The Zeitgeist-defining novelist who tagged his rudderless contemporaries Generation X (1991) is now 40 but still feels his characters' pain. Here, plucky 67-year-old matriarch Janet presides over the discombobulated Drummond clan—two freaky sons, one square daughter, numerous dotty spouses, and a mean ex-husband—as it gathers in sweltering midsummer Orlando for the launch of a NASA shuttle carrying Sarah Drummond-Fournier. The much-admired astronaut was a born with one hand, thanks to the thalidomide her mother took during pregnancy, and the ironies roll on as Internet-savvy Janet reveals she is taking the drug again for mouth ulcers caused by AIDS. How did she get the dread disease?

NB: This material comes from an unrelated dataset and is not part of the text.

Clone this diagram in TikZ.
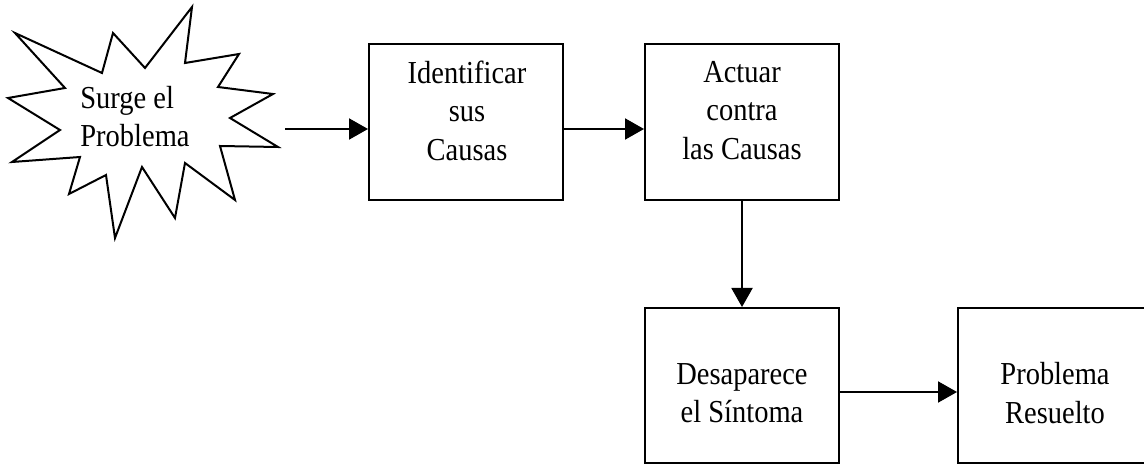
\documentclass[tikz,border=0pt]{standalone}
\usepackage{fontspec}
\setmainfont[FakeStretch=0.89]{Liberation Serif}
\usetikzlibrary{arrows.meta}
\begin{document}
\begin{tikzpicture}[x=0.5pt,y=-0.5pt,
  box/.style={draw, line width=1pt, minimum width=97pt, inner sep=0pt},
  txt/.style={inner sep=0pt, align=center, font=\fontsize{16}{19.25}\selectfont},
  arr/.style={line width=1pt, -{Triangle[length=9.5pt,width=10.5pt]}},
  burst/.style={draw, line width=1pt, line join=miter}]
\useasboundingbox (0,0) rectangle (1144,464);
\clip (0,0) rectangle (1144,464);
% starburst
\draw[burst] (192,7) -- (185,63) -- (239,54) -- (218,87) -- (273,94) -- (230,118)
  -- (278,147) -- (220,146) -- (235,200) -- (185,163) -- (175,218) -- (142,167)
  -- (115,238) -- (106,175) -- (69,194) -- (80,157) -- (12,162) -- (60,130)
  -- (8,98) -- (65,88) -- (15,33) -- (102,73) -- (113,33) -- (145,68) -- cycle;
\node[txt, align=left, anchor=west] (t0) at (80,116.5) {Surge el\\Problema};
% boxes
\node[box, minimum height=78pt] (b1) at (466,122) {};
\node[box, minimum height=78pt] (b2) at (742,122) {};
\node[box, minimum height=77.5pt] (b3) at (742,385.5) {};
\node[box, minimum height=77.5pt] (b4) at (1055,385.5) {};
% texts
\node[txt] (t1) at (467,110.7) {Identificar\\sus\\Causas};
\node[txt] (t2) at (742,110.2) {Actuar\\contra\\las Causas};
\node[txt] (t3) at (742,393) {Desaparece\\el Síntoma};
\node[txt] (t4) at (1055,393) {Problema\\Resuelto};
% arrows
\coordinate (s) at (285,129);
\draw[arr] (s) -- (s -| b1.west);
\draw[arr] (b1.east |- s) -- (s -| b2.west);
\draw[arr] (b2.south) -- (b3.north);
\draw[arr] ([yshift=-3.25pt]b3.east) -- ([yshift=-3.25pt]b4.west);
\end{tikzpicture}
\end{document}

A bullet meant for seropositive son Wade (shot by his enraged, drunken father Ted) penetrated her body after passing through Wade’s. Meanwhile, as Coupland continues to pile on the action, much of it slapstick, Wade, equally clueless brother Bryan, and dipsomaniac Ted—all in need of some quick cash— descend on Disney World to meet up with one of Wade's lowlife buddies. He enlists them as couriers of a letter stolen from Princess Diana's coffin that they’re to deliver to Florian, the Swiss head of Buckingham Pest Control in the Bahamas. Florian also runs one of the world's biggest pharmaceutical firms, and after dinner with Janet, who carries a pillbox “the size of a sewing kit,” he cures her by clasping her bleeding hand to that of an immune Ugandan prostitute stolen from the Centers for Disease Control. The author just wants everyone to get along, but his sympathies evidently lie with 42-year-old loser Wade, pregnant women, and Janet. With this “pure and crud-proof” mom at the helm, he suggests, even the ill-starred Drummonds are not without hope.

Little evocative description, even less character development: this time out, Coupland settles for improbable adventures inspired by middle-of-the-night channel surfing.